## EXERCISE OBJECTIVE
Copy everything in the data below exactly except the pictures.
:::
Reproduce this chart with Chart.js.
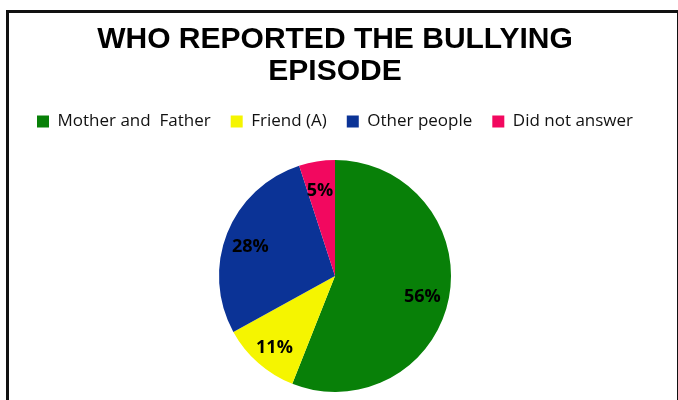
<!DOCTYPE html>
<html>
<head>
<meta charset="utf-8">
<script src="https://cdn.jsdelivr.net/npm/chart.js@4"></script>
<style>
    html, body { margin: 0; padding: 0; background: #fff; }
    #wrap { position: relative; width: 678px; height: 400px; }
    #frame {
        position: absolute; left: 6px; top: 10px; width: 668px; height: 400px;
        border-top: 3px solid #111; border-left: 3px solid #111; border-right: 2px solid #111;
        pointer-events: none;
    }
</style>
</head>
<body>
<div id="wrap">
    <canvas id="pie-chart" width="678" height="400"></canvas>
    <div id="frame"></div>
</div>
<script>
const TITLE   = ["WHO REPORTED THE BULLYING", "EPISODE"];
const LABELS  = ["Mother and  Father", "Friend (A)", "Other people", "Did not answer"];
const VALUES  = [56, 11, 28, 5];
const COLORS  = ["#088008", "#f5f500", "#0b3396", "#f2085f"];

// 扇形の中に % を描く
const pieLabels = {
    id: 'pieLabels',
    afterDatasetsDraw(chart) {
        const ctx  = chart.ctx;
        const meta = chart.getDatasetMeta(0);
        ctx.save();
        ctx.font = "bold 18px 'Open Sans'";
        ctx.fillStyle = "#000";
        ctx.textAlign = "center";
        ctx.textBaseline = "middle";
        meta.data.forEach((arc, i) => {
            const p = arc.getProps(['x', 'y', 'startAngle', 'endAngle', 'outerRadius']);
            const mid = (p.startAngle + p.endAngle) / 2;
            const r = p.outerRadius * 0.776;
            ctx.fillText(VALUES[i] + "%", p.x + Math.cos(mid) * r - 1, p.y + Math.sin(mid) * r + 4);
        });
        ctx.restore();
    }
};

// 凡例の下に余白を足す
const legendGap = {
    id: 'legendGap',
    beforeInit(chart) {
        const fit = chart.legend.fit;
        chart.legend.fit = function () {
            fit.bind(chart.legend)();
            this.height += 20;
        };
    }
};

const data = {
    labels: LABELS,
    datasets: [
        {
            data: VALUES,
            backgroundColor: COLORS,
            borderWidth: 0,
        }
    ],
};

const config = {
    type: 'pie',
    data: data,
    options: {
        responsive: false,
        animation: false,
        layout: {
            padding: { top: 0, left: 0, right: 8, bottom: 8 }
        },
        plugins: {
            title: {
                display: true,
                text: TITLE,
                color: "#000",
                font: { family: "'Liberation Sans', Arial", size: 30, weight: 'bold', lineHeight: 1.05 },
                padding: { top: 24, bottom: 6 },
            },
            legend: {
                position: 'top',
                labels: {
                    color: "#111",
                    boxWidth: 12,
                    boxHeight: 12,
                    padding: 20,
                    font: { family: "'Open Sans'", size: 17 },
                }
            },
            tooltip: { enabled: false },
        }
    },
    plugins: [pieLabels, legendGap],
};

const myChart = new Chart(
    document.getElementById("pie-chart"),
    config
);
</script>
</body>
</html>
:::
## THE OUTPUT
Reproduce this chart with Chart.js.
<!DOCTYPE html>
<html>
<head>
<meta charset="utf-8">
<script src="https://cdn.jsdelivr.net/npm/chart.js@4"></script>
<style>
    html, body { margin: 0; padding: 0; background: #fff; }
    #wrap { position: relative; width: 678px; height: 400px; }
    #frame {
        position: absolute; left: 6px; top: 10px; width: 668px; height: 400px;
        border-top: 3px solid #111; border-left: 3px solid #111; border-right: 2px solid #111;
        pointer-events: none;
    }
</style>
</head>
<body>
<div id="wrap">
    <canvas id="pie-chart" width="678" height="400"></canvas>
    <div id="frame"></div>
</div>
<script>
const TITLE   = ["WHO REPORTED THE BULLYING", "EPISODE"];
const LABELS  = ["Mother and  Father", "Friend (A)", "Other people", "Did not answer"];
const VALUES  = [56, 11, 28, 5];
const COLORS  = ["#088008", "#f5f500", "#0b3396", "#f2085f"];

// 扇形の中に % を描く
const pieLabels = {
    id: 'pieLabels',
    afterDatasetsDraw(chart) {
        const ctx  = chart.ctx;
        const meta = chart.getDatasetMeta(0);
        ctx.save();
        ctx.font = "bold 18px 'Open Sans'";
        ctx.fillStyle = "#000";
        ctx.textAlign = "center";
        ctx.textBaseline = "middle";
        meta.data.forEach((arc, i) => {
            const p = arc.getProps(['x', 'y', 'startAngle', 'endAngle', 'outerRadius']);
            const mid = (p.startAngle + p.endAngle) / 2;
            const r = p.outerRadius * 0.776;
            ctx.fillText(VALUES[i] + "%", p.x + Math.cos(mid) * r - 1, p.y + Math.sin(mid) * r + 4);
        });
        ctx.restore();
    }
};

// 凡例の下に余白を足す
const legendGap = {
    id: 'legendGap',
    beforeInit(chart) {
        const fit = chart.legend.fit;
        chart.legend.fit = function () {
            fit.bind(chart.legend)();
            this.height += 20;
        };
    }
};

const data = {
    labels: LABELS,
    datasets: [
        {
            data: VALUES,
            backgroundColor: COLORS,
            borderWidth: 0,
        }
    ],
};

const config = {
    type: 'pie',
    data: data,
    options: {
        responsive: false,
        animation: false,
        layout: {
            padding: { top: 0, left: 0, right: 8, bottom: 8 }
        },
        plugins: {
            title: {
                display: true,
                text: TITLE,
                color: "#000",
                font: { family: "'Liberation Sans', Arial", size: 30, weight: 'bold', lineHeight: 1.05 },
                padding: { top: 24, bottom: 6 },
            },
            legend: {
                position: 'top',
                labels: {
                    color: "#111",
                    boxWidth: 12,
                    boxHeight: 12,
                    padding: 20,
                    font: { family: "'Open Sans'", size: 17 },
                }
            },
            tooltip: { enabled: false },
        }
    },
    plugins: [pieLabels, legendGap],
};

const myChart = new Chart(
    document.getElementById("pie-chart"),
    config
);
</script>
</body>
</html>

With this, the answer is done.